The full report is here.
There have been a number of empirical proofs of this contention. Traffic flowed better when a notorious set of lights in Beverly failed, a Dutch town has seen better traffic flow since mostly abandoning any detailed control. So, in the specific sense of traffic management, in certain conditions (we would not go so far as to say all) it is better to set general rules and then leave it to individuals to navigate their environment than it is to try and set detailed prescriptions for how each must act. Keep left, yield when necessary, be alert to what others are doing: rather than this file may move forward now, that in 30 seconds and so on.

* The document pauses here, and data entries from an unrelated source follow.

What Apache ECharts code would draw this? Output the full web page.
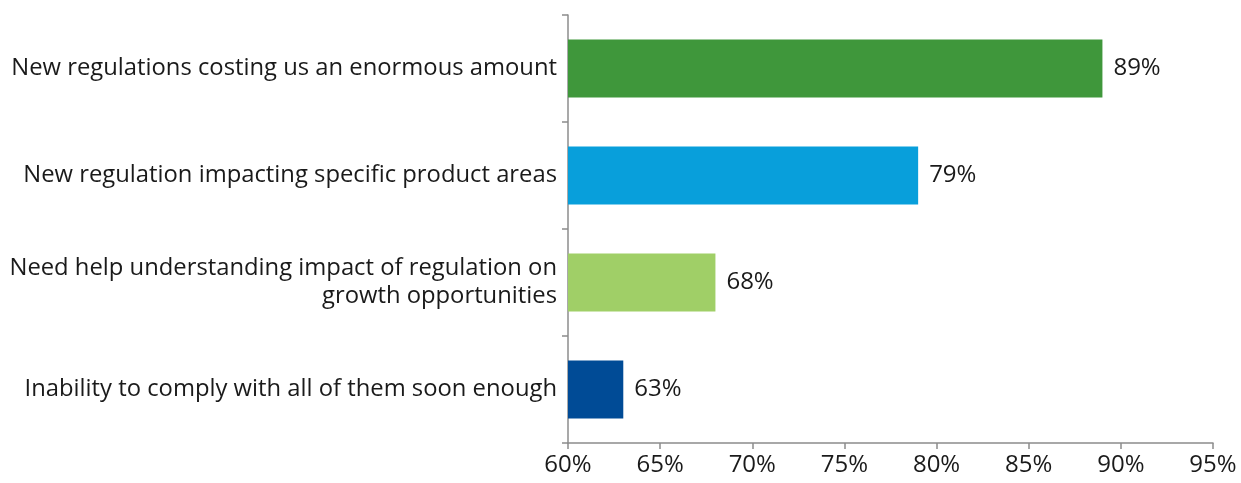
<!DOCTYPE html>
<html>
<head>
<meta charset="utf-8">
<script src="https://cdn.jsdelivr.net/npm/echarts@6/dist/echarts.min.js"></script>
<style>
  html, body { margin: 0; padding: 0; background: #fff; }
  #chart { width: 1241px; height: 483px; }
</style>
</head>
<body>
<div id="chart"></div>
<script>
// Survey concerns about regulation, share of respondents (%)
const categories = [
  'New regulations costing us an enormous amount',
  'New regulation impacting specific product areas',
  'Need help understanding impact of regulation on\ngrowth opportunities',
  'Inability to comply with all of them soon enough'
];
const values = [89, 79, 68, 63];
const barColors = ['#3f973b', '#089fdb', '#a0cf67', '#004b96'];
const axisMin = 60;
const axisMax = 95;
const axisStep = 5;

const font = '"Open Sans", "Noto Sans", sans-serif';
const axisGrey = '#8c8c8c';

const chart = echarts.init(document.getElementById('chart'), null, { renderer: 'canvas' });
chart.setOption({
  animation: false,
  backgroundColor: '#ffffff',
  grid: { left: 568, right: 28, top: 15, bottom: 40, containLabel: false },
  xAxis: {
    type: 'value',
    min: axisMin,
    max: axisMax,
    interval: axisStep,
    axisLine: { show: true, lineStyle: { color: axisGrey, width: 1.5 } },
    axisTick: { show: true, length: 6, lineStyle: { color: axisGrey, width: 1.5 } },
    splitLine: { show: false },
    axisLabel: {
      formatter: v => v + '%',
      color: '#1a1a1a',
      fontFamily: font,
      fontSize: 24,
      margin: 10
    }
  },
  yAxis: {
    type: 'category',
    data: categories,
    inverse: true,
    axisLine: { show: true, lineStyle: { color: axisGrey, width: 1.5 } },
    axisTick: { show: true, length: 6, alignWithLabel: false, lineStyle: { color: axisGrey, width: 1.5 } },
    axisLabel: {
      color: '#1a1a1a',
      fontFamily: font,
      fontSize: 23.8,
      lineHeight: 28,
      margin: 11,
      align: 'right'
    }
  },
  series: [{
    type: 'bar',
    data: values.map((v, i) => ({ value: v, itemStyle: { color: barColors[i] } })),
    barWidth: '54%',
    label: {
      show: true,
      position: 'right',
      distance: 11,
      formatter: p => p.value + '%',
      color: '#1a1a1a',
      fontFamily: font,
      fontSize: 24
    }
  }]
});
</script>
</body>
</html>
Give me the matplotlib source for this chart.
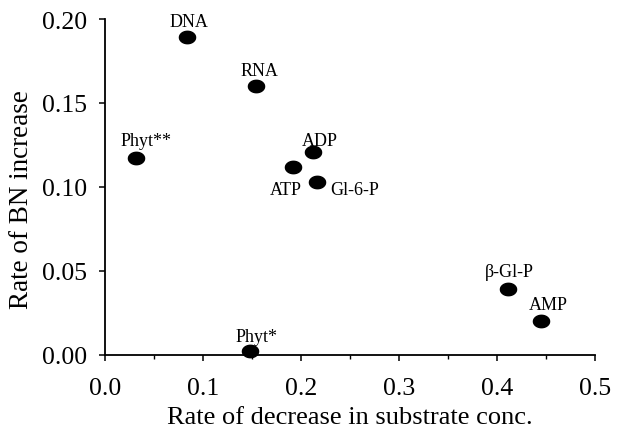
import matplotlib
matplotlib.use("Agg")
import matplotlib.pyplot as plt
import numpy as np
from matplotlib.path import Path
from matplotlib.ticker import MultipleLocator, FormatStrFormatter

plt.rcParams['font.family'] = ['Liberation Serif', 'DejaVu Serif']

names = ["DNA", "RNA", "Phyt**", "ADP", "ATP", "Gl-6-P", "Phyt*", "β-Gl-P", "AMP"]
x_vals = [0.084, 0.154, 0.032, 0.212, 0.192, 0.216, 0.148, 0.411, 0.445]
y_vals = [0.189, 0.160, 0.117, 0.121, 0.112, 0.103, 0.002, 0.039, 0.020]

# label offsets in pixels (dx, dy) and alignment
label_pos = {
    "DNA": (2, 11, "center", "baseline"),
    "RNA": (4, 11, "center", "baseline"),
    "Phyt**": (10, 13, "center", "baseline"),
    "ADP": (7, 7, "center", "baseline"),
    "ATP": (-7, -27, "center", "baseline"),
    "Gl-6-P": (14, -12, "left", "baseline"),
    "Phyt*": (7, 10, "center", "baseline"),
    "β-Gl-P": (2, 13, "center", "baseline"),
    "AMP": (7, 12, "center", "baseline"),
}

fig = plt.figure(figsize=(6.17, 4.35), dpi=100)
ax = fig.add_axes([0.170, 0.182, 0.794, 0.772])

t = np.linspace(0, 2 * np.pi, 60)
ell = Path(np.column_stack([1.3 * np.cos(t), np.sin(t)]), closed=True)
ax.scatter(x_vals, y_vals, marker=ell, s=135, color="black", zorder=3, clip_on=False)

for n, xv, yv in zip(names, x_vals, y_vals):
    dx, dy, ha, va = label_pos[n]
    ax.annotate(n, (xv, yv), xytext=(dx, dy), textcoords="offset pixels",
                ha=ha, va=va, fontsize=13)

ax.set_xlim(0, 0.5)
ax.set_ylim(0, 0.20)
ax.xaxis.set_major_locator(MultipleLocator(0.1))
ax.xaxis.set_minor_locator(MultipleLocator(0.05))
ax.yaxis.set_major_locator(MultipleLocator(0.05))
ax.xaxis.set_major_formatter(FormatStrFormatter("%.1f"))
ax.yaxis.set_major_formatter(FormatStrFormatter("%.2f"))

for s in ["top", "right"]:
    ax.spines[s].set_visible(False)
for s in ["left", "bottom"]:
    ax.spines[s].set_linewidth(1.3)

ax.tick_params(axis="both", which="major", direction="out", length=4, width=1.1,
               labelsize=18.5)
ax.tick_params(axis="y", which="major", pad=9)
ax.tick_params(axis="x", which="major", pad=12)
ax.tick_params(axis="x", which="minor", direction="out", length=3, width=1.0)

ax.set_xlabel("Rate of decrease in substrate conc.", fontsize=19, labelpad=5)
ax.set_ylabel("Rate of BN increase", fontsize=19.5)
ax.yaxis.set_label_coords(-0.145, 0.464)

fig.savefig("out.png", dpi=100)
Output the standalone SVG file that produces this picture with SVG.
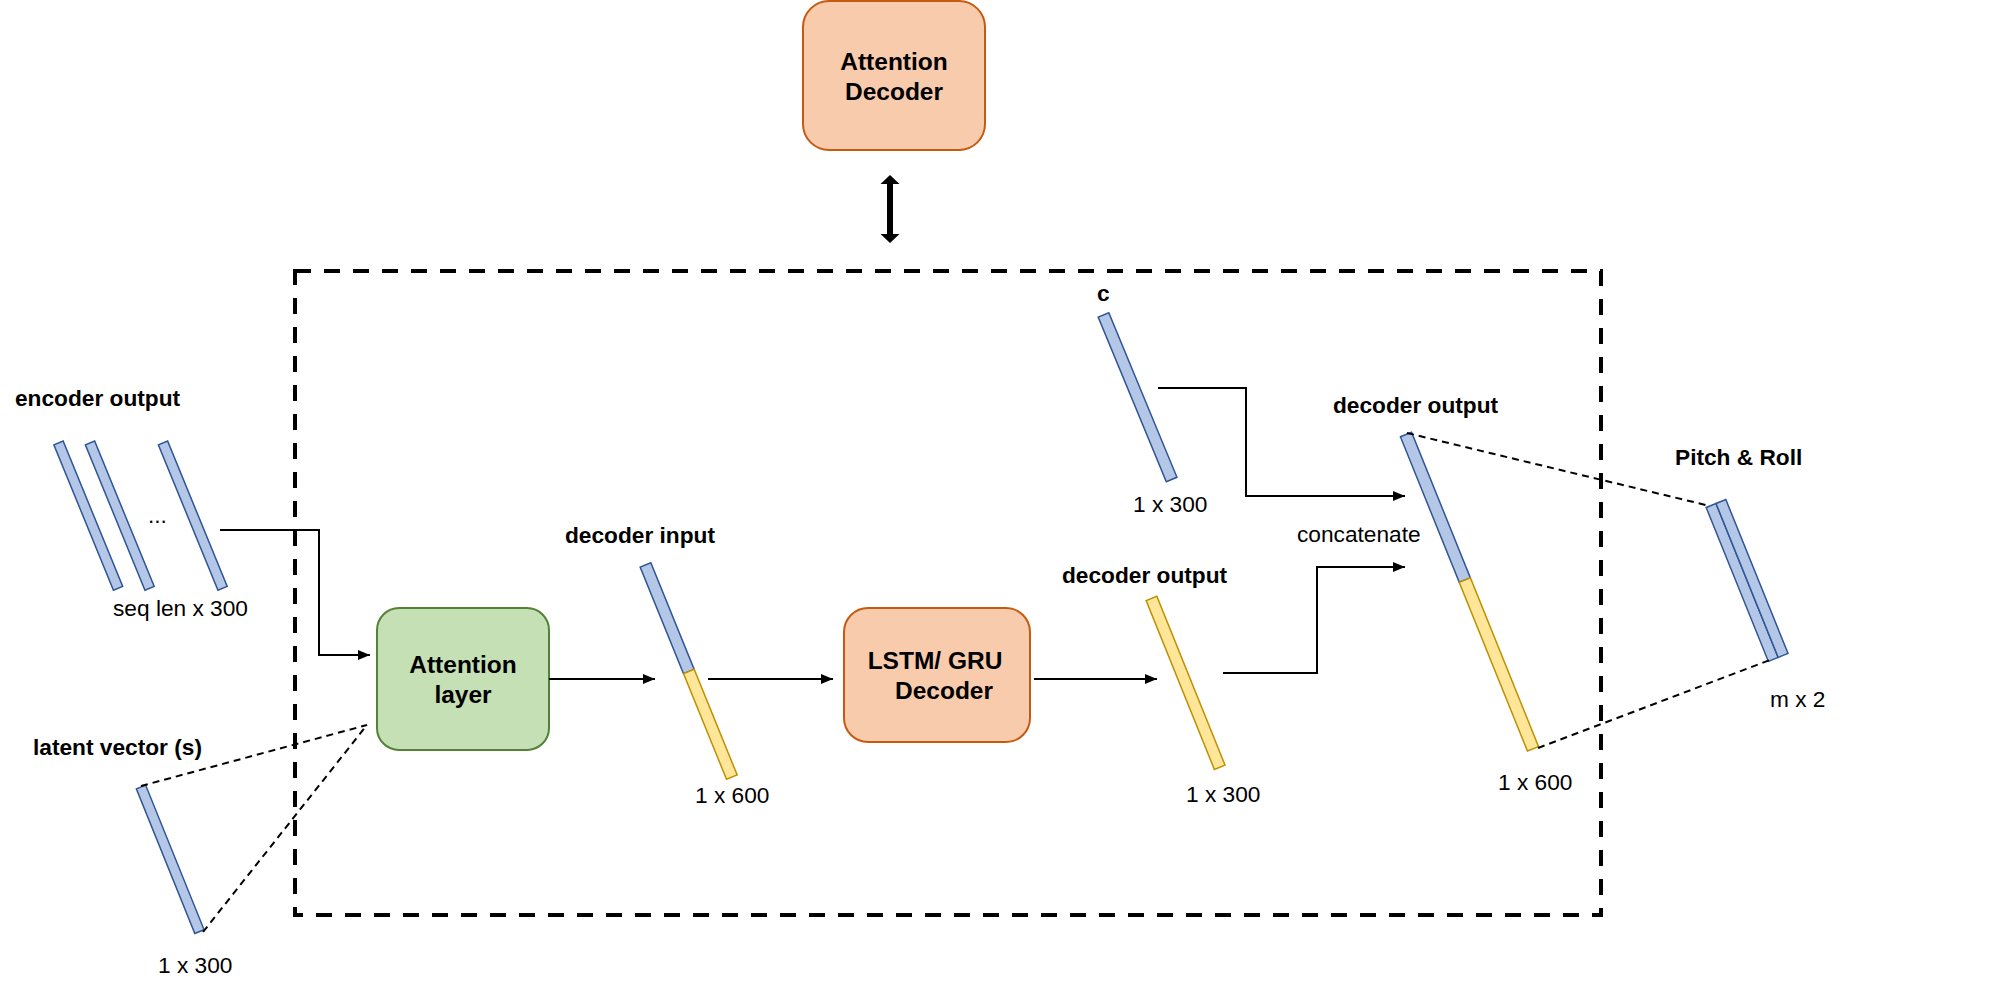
<svg xmlns="http://www.w3.org/2000/svg" width="1994" height="994" viewBox="0 0 1994 994">
<defs>
<marker id="ah" markerUnits="userSpaceOnUse" markerWidth="14" markerHeight="12" refX="12" refY="5" orient="auto">
<path d="M0,0 L12,5 L0,10 z" fill="#000"/>
</marker>
<style>
.lbl{font-family:"Liberation Sans",Arial,sans-serif;font-size:22.7px;fill:#000}
.b{font-weight:bold}
.box{font-family:"Liberation Sans",Arial,sans-serif;font-size:24.5px;font-weight:bold;fill:#000;text-anchor:middle}
.blue{fill:#B4C7E7;stroke:#2F5597;stroke-width:1.5}
.yel{fill:#FFE699;stroke:#BF9000;stroke-width:1.5}
.orange{fill:#F8CBAD;stroke:#C55A11;stroke-width:2}
.green{fill:#C5E0B4;stroke:#538135;stroke-width:2}
.conn{fill:none;stroke:#000;stroke-width:2}
.dash{fill:none;stroke:#000;stroke-width:2;stroke-dasharray:7 5}
</style>
</defs>
<rect width="1994" height="994" fill="#fff"/>

<g id="frame">
<rect x="295" y="271" width="1306" height="644" fill="none" stroke="#000" stroke-width="4" stroke-dasharray="16 13"/>
</g>

<g id="attention-decoder">
<rect class="orange" x="803" y="1" width="182" height="149" rx="26"/>
<text class="box" x="894" y="70">Attention</text>
<text class="box" x="894" y="100">Decoder</text>
</g>

<g id="double-arrow">
<polygon points="890,175 899.5,184 893,184 893,234 899.5,234 890,243 880.5,234 887,234 887,184 880.5,184" fill="#000"/>
</g>

<g id="encoder-output">
<text class="lbl b" x="15" y="406">encoder output</text>
<g transform="translate(58.5,443) rotate(-22.3)"><rect class="blue" x="-5" y="0" width="10" height="157"/></g>
<g transform="translate(90,443) rotate(-22.3)"><rect class="blue" x="-5" y="0" width="10" height="157"/></g>
<g transform="translate(163,443) rotate(-22.3)"><rect class="blue" x="-5" y="0" width="10" height="157"/></g>
<text class="lbl" x="148" y="523">...</text>
<text class="lbl" x="113" y="616">seq len x 300</text>
</g>

<g id="latent-vector">
<text class="lbl b" x="33" y="755">latent vector (s)</text>
<g transform="translate(141,787) rotate(-22)"><rect class="blue" x="-5" y="0" width="10" height="156"/></g>
<text class="lbl" x="158" y="973">1 x 300</text>
</g>

<g id="attention-layer">
<rect class="green" x="377" y="608" width="172" height="142" rx="22"/>
<text class="box" x="463" y="673">Attention</text>
<text class="box" x="463" y="703">layer</text>
</g>

<g id="decoder-input">
<text class="lbl b" x="565" y="543">decoder input</text>
<g transform="translate(645.5,565) rotate(-22.15)">
<rect class="blue" x="-5.75" y="0" width="11.5" height="115"/>
<rect class="yel" x="-5.75" y="115" width="11.5" height="114"/>
</g>
<text class="lbl" x="695" y="803">1 x 600</text>
</g>

<g id="lstm-decoder">
<rect class="orange" x="844" y="608" width="186" height="134" rx="24"/>
<text class="box" x="935" y="669">LSTM/ GRU</text>
<text class="box" x="944" y="699">Decoder</text>
</g>

<g id="decoder-output-mid">
<text class="lbl b" x="1062" y="583">decoder output</text>
<g transform="translate(1151.5,598.5) rotate(-22)"><rect class="yel" x="-5.75" y="0" width="11.5" height="182"/></g>
<text class="lbl" x="1186" y="802">1 x 300</text>
</g>

<g id="c-vector">
<text class="lbl b" x="1097" y="301">c</text>
<g transform="translate(1103.5,315) rotate(-22.5)"><rect class="blue" x="-5.75" y="0" width="11.5" height="178"/></g>
<text class="lbl" x="1133" y="512">1 x 300</text>
</g>

<g id="decoder-output-concat">
<text class="lbl b" x="1333" y="413">decoder output</text>
<g transform="translate(1406,434.5) rotate(-22)">
<rect class="blue" x="-6" y="0" width="12" height="157"/>
<rect class="yel" x="-6" y="157" width="12" height="182"/>
</g>
<text class="lbl" x="1498" y="790">1 x 600</text>
<text class="lbl" x="1297" y="542">concatenate</text>
</g>

<g id="pitch-roll">
<text class="lbl b" x="1675" y="465">Pitch &amp; Roll</text>
<g transform="translate(1716,503.5) rotate(-22)">
<rect class="blue" x="-10.6" y="0" width="10.6" height="166"/>
<rect class="blue" x="0" y="0" width="10.6" height="166"/>
</g>
<text class="lbl" x="1770" y="707">m x 2</text>
</g>

<g id="connectors">
<polyline class="conn" points="220,530 319,530 319,655 370,655" marker-end="url(#ah)"/>
<line class="conn" x1="549" y1="679" x2="655" y2="679" marker-end="url(#ah)"/>
<line class="conn" x1="708" y1="679" x2="833" y2="679" marker-end="url(#ah)"/>
<line class="conn" x1="1034" y1="679" x2="1157" y2="679" marker-end="url(#ah)"/>
<polyline class="conn" points="1223,673 1317,673 1317,567 1405,567" marker-end="url(#ah)"/>
<polyline class="conn" points="1158,388 1246,388 1246,496 1405,496" marker-end="url(#ah)"/>
<line class="dash" x1="141" y1="786" x2="367" y2="725"/>
<line class="dash" x1="203" y1="932" x2="367" y2="725"/>
<line class="dash" x1="1407" y1="433" x2="1710" y2="506"/>
<line class="dash" x1="1538" y1="748" x2="1770" y2="660"/>
</g>
</svg>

What interests us is that this does, we are certain, apply in a more macro sense too. Yes, certainly, the economy as a whole needs certain basic rules. Don't cheat, play fair, do the best you can perhaps, but what it doesn't need is detailed rules. Bakers may only start to bake at 4 am, only shops at train stations may open on a Sunday, only those with a two year apprenticeship may drive a taxi in London, only a licenced electrician may change a kitchen plug.
The analogy is pretty direct really: leaving adults to navigate their local environment dependent upon the local conditions leads to smoother flow. Leaving most people, most of the time, to their own devices in navigating the economy leads to a better flow through said economy. And, of course, flow here is what we mean by economic growth: that's what it is to a great extent.
This is not to argue for no regulation: it's to argue for the necessary minimum to produce the flow. Traffic will not flow smoothly if people start to drive on the right in the UK (as the joke has it, odd plates the day before even). The economy will not flow, will not grow, if we do not have rules about what is whose and how exchange takes place and is acknowledged. But once the general rules are set then leave people to it. It is, perhaps, to argue for the common law approach to regulation: anything we've not said you may not do you can. Rather than the Roman Law approach, and yes we know this is over egging the difference a little, which is that only those things we've said you may do may be done.
An analogy rather than a hard and fast comparison, but the underlying point the analogy is noting is that local conditions are much too complex, to changeable, for any centre to be able to provide prescriptive rules for all circumstances for both traffic and the general economy. Thus we should concentrate on producing the decision making rules, simple ones, by which people can navigate those local conditions.
If you prefer, if it turns out that just us normal folk can guide a tonne or two of metal capable of 70 miles an hour and up through the complexities of life better than the bureaucrats can tell us how to do it then we're entirely capable of sorting out our desired toothpaste, sugar consumption, booze quantity, weight, exchange and style of living without their intervention.
Which leads us to something we say quite a lot around here. It's amazing how much better things can get if we just stop government doing some of the damn fool things it already does.